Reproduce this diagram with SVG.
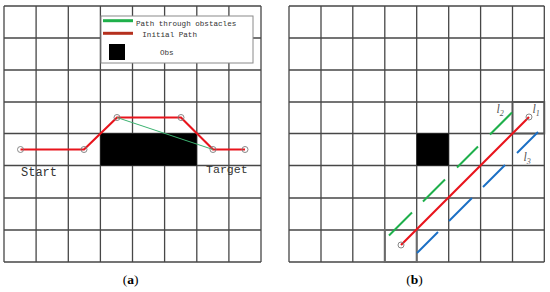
<svg xmlns="http://www.w3.org/2000/svg" width="550" height="292" viewBox="0 0 550 292">
<style>
.grid{stroke:#474747;stroke-width:1.3;fill:none}
.red{stroke:#e8141c;stroke-width:2.2;fill:none}
.grn{stroke:#1faf4b;stroke-width:2}
.blu{stroke:#1a6fc4;stroke-width:2}
.pt{fill:none;stroke:#7a7a7a;stroke-width:0.9}
.mono{font-family:"Liberation Mono","DejaVu Sans Mono",monospace;fill:#333}
.lab{font-family:"Liberation Serif",serif;font-style:italic;fill:#555;font-size:12px}
.cap{font-family:"Liberation Serif",serif;font-size:13.5px;fill:#000;text-anchor:middle}
</style>
<rect width="550" height="292" fill="#fff"/>
<g id="panel-a">
<g id="grid-a" class="grid">
<path d="M4,6V262M36.1,6V262M68.3,6V262M100.4,6V262M132.5,6V262M164.6,6V262M196.8,6V262M228.9,6V262M261,6V262"/>
<path d="M4,6H261M4,38H261M4,70H261M4,102H261M4,133.5H261M4,165.5H261M4,198H261M4,230H261M4,262H261"/>
</g>
<rect id="obs-a" x="100.4" y="133.5" width="96.4" height="32" fill="#000"/>
<g id="connectors-a">
<polyline class="red" points="20.5,149.5 84,149.5 117,117.5 181,117.5 213,149.5 245,149.5"/>
<line x1="117" y1="117.5" x2="213" y2="149.5" stroke="#3cb371" stroke-width="1"/>
</g>
<g id="points-a">
<circle class="pt" cx="20.5" cy="149.5" r="3"/>
<circle class="pt" cx="84" cy="149.5" r="3"/>
<circle class="pt" cx="117" cy="117.5" r="3"/>
<circle class="pt" cx="181" cy="117.5" r="3"/>
<circle class="pt" cx="213" cy="149.5" r="3"/>
<circle class="pt" cx="245" cy="149.5" r="3"/>
</g>
<text class="mono" x="21" y="176" font-size="12">Start</text>
<text class="mono" x="206" y="173" font-size="11.6">Target</text>
<g id="legend">
<rect x="101" y="16" width="152" height="47" fill="#fff" stroke="#8a8a8a" stroke-width="1"/>
<line x1="103" y1="20.7" x2="133" y2="20.7" stroke="#1fb04a" stroke-width="3"/>
<line x1="103" y1="33.3" x2="133" y2="33.3" stroke="#b5301e" stroke-width="3"/>
<rect x="109" y="44" width="16" height="16" fill="#000"/>
<text class="mono" x="136" y="26" font-size="7.6">Path through obstacles</text>
<text class="mono" x="142.3" y="37" font-size="7.6">Initial Path</text>
<text class="mono" x="160" y="55" font-size="7.6">Obs</text>
</g>
<text class="cap" x="130.5" y="283.5">(<tspan font-weight="bold">a</tspan>)</text>
</g>
<g id="panel-b">
<g id="grid-b" class="grid">
<path d="M289,6V262M321,6V262M352.8,6V262M384.8,6V262M416.7,6V262M448.7,6V262M480.6,6V262M512.5,6V262M544.3,6V262"/>
<path d="M289,6H544.3M289,38H544.3M289,70H544.3M289,102H544.3M289,133.5H544.3M289,165.5H544.3M289,198H544.3M289,230H544.3M289,262H544.3"/>
</g>
<rect x="384.8" y="230" width="31.9" height="32" fill="none" stroke="#6a6a6a" stroke-width="2"/>
<rect x="512.5" y="102" width="31.8" height="31.5" fill="none" stroke="#555" stroke-width="1.8"/>
<rect id="obs-b" x="416.7" y="133.5" width="32" height="32" fill="#000"/>
<g id="connectors-b">
<line class="red" x1="401" y1="245" x2="529" y2="117"/>
<g class="grn">
<line x1="389" y1="235.5" x2="412" y2="212.5"/>
<line x1="423" y1="201.5" x2="445" y2="179.5"/>
<line x1="457" y1="167.5" x2="478" y2="146.5"/>
<line x1="490" y1="134.5" x2="512" y2="112.5"/>
</g>
<g class="blu">
<line x1="417" y1="253" x2="438" y2="232"/>
<line x1="449" y1="221" x2="472" y2="198"/>
<line x1="483" y1="187" x2="505" y2="165"/>
<line x1="517" y1="153" x2="538" y2="132"/>
</g>
</g>
<circle class="pt" cx="401" cy="245" r="3"/>
<circle class="pt" cx="529" cy="117" r="3"/>
<text class="lab" x="496.5" y="113">l<tspan font-size="8" dy="3">2</tspan></text>
<text class="lab" x="532.5" y="113">l<tspan font-size="8" dy="3">1</tspan></text>
<text class="lab" x="523.5" y="161">l<tspan font-size="8" dy="3">3</tspan></text>
<text class="cap" x="414.5" y="283.5">(<tspan font-weight="bold">b</tspan>)</text>
</g>
</svg>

PROBLEM DETAILS:
The pictures should not be reproduced; quote all of the other material exactly.

EXERCISE ANSWER:
Reproduce this diagram with SVG.
<svg xmlns="http://www.w3.org/2000/svg" width="550" height="292" viewBox="0 0 550 292">
<style>
.grid{stroke:#474747;stroke-width:1.3;fill:none}
.red{stroke:#e8141c;stroke-width:2.2;fill:none}
.grn{stroke:#1faf4b;stroke-width:2}
.blu{stroke:#1a6fc4;stroke-width:2}
.pt{fill:none;stroke:#7a7a7a;stroke-width:0.9}
.mono{font-family:"Liberation Mono","DejaVu Sans Mono",monospace;fill:#333}
.lab{font-family:"Liberation Serif",serif;font-style:italic;fill:#555;font-size:12px}
.cap{font-family:"Liberation Serif",serif;font-size:13.5px;fill:#000;text-anchor:middle}
</style>
<rect width="550" height="292" fill="#fff"/>
<g id="panel-a">
<g id="grid-a" class="grid">
<path d="M4,6V262M36.1,6V262M68.3,6V262M100.4,6V262M132.5,6V262M164.6,6V262M196.8,6V262M228.9,6V262M261,6V262"/>
<path d="M4,6H261M4,38H261M4,70H261M4,102H261M4,133.5H261M4,165.5H261M4,198H261M4,230H261M4,262H261"/>
</g>
<rect id="obs-a" x="100.4" y="133.5" width="96.4" height="32" fill="#000"/>
<g id="connectors-a">
<polyline class="red" points="20.5,149.5 84,149.5 117,117.5 181,117.5 213,149.5 245,149.5"/>
<line x1="117" y1="117.5" x2="213" y2="149.5" stroke="#3cb371" stroke-width="1"/>
</g>
<g id="points-a">
<circle class="pt" cx="20.5" cy="149.5" r="3"/>
<circle class="pt" cx="84" cy="149.5" r="3"/>
<circle class="pt" cx="117" cy="117.5" r="3"/>
<circle class="pt" cx="181" cy="117.5" r="3"/>
<circle class="pt" cx="213" cy="149.5" r="3"/>
<circle class="pt" cx="245" cy="149.5" r="3"/>
</g>
<text class="mono" x="21" y="176" font-size="12">Start</text>
<text class="mono" x="206" y="173" font-size="11.6">Target</text>
<g id="legend">
<rect x="101" y="16" width="152" height="47" fill="#fff" stroke="#8a8a8a" stroke-width="1"/>
<line x1="103" y1="20.7" x2="133" y2="20.7" stroke="#1fb04a" stroke-width="3"/>
<line x1="103" y1="33.3" x2="133" y2="33.3" stroke="#b5301e" stroke-width="3"/>
<rect x="109" y="44" width="16" height="16" fill="#000"/>
<text class="mono" x="136" y="26" font-size="7.6">Path through obstacles</text>
<text class="mono" x="142.3" y="37" font-size="7.6">Initial Path</text>
<text class="mono" x="160" y="55" font-size="7.6">Obs</text>
</g>
<text class="cap" x="130.5" y="283.5">(<tspan font-weight="bold">a</tspan>)</text>
</g>
<g id="panel-b">
<g id="grid-b" class="grid">
<path d="M289,6V262M321,6V262M352.8,6V262M384.8,6V262M416.7,6V262M448.7,6V262M480.6,6V262M512.5,6V262M544.3,6V262"/>
<path d="M289,6H544.3M289,38H544.3M289,70H544.3M289,102H544.3M289,133.5H544.3M289,165.5H544.3M289,198H544.3M289,230H544.3M289,262H544.3"/>
</g>
<rect x="384.8" y="230" width="31.9" height="32" fill="none" stroke="#6a6a6a" stroke-width="2"/>
<rect x="512.5" y="102" width="31.8" height="31.5" fill="none" stroke="#555" stroke-width="1.8"/>
<rect id="obs-b" x="416.7" y="133.5" width="32" height="32" fill="#000"/>
<g id="connectors-b">
<line class="red" x1="401" y1="245" x2="529" y2="117"/>
<g class="grn">
<line x1="389" y1="235.5" x2="412" y2="212.5"/>
<line x1="423" y1="201.5" x2="445" y2="179.5"/>
<line x1="457" y1="167.5" x2="478" y2="146.5"/>
<line x1="490" y1="134.5" x2="512" y2="112.5"/>
</g>
<g class="blu">
<line x1="417" y1="253" x2="438" y2="232"/>
<line x1="449" y1="221" x2="472" y2="198"/>
<line x1="483" y1="187" x2="505" y2="165"/>
<line x1="517" y1="153" x2="538" y2="132"/>
</g>
</g>
<circle class="pt" cx="401" cy="245" r="3"/>
<circle class="pt" cx="529" cy="117" r="3"/>
<text class="lab" x="496.5" y="113">l<tspan font-size="8" dy="3">2</tspan></text>
<text class="lab" x="532.5" y="113">l<tspan font-size="8" dy="3">1</tspan></text>
<text class="lab" x="523.5" y="161">l<tspan font-size="8" dy="3">3</tspan></text>
<text class="cap" x="414.5" y="283.5">(<tspan font-weight="bold">b</tspan>)</text>
</g>
</svg>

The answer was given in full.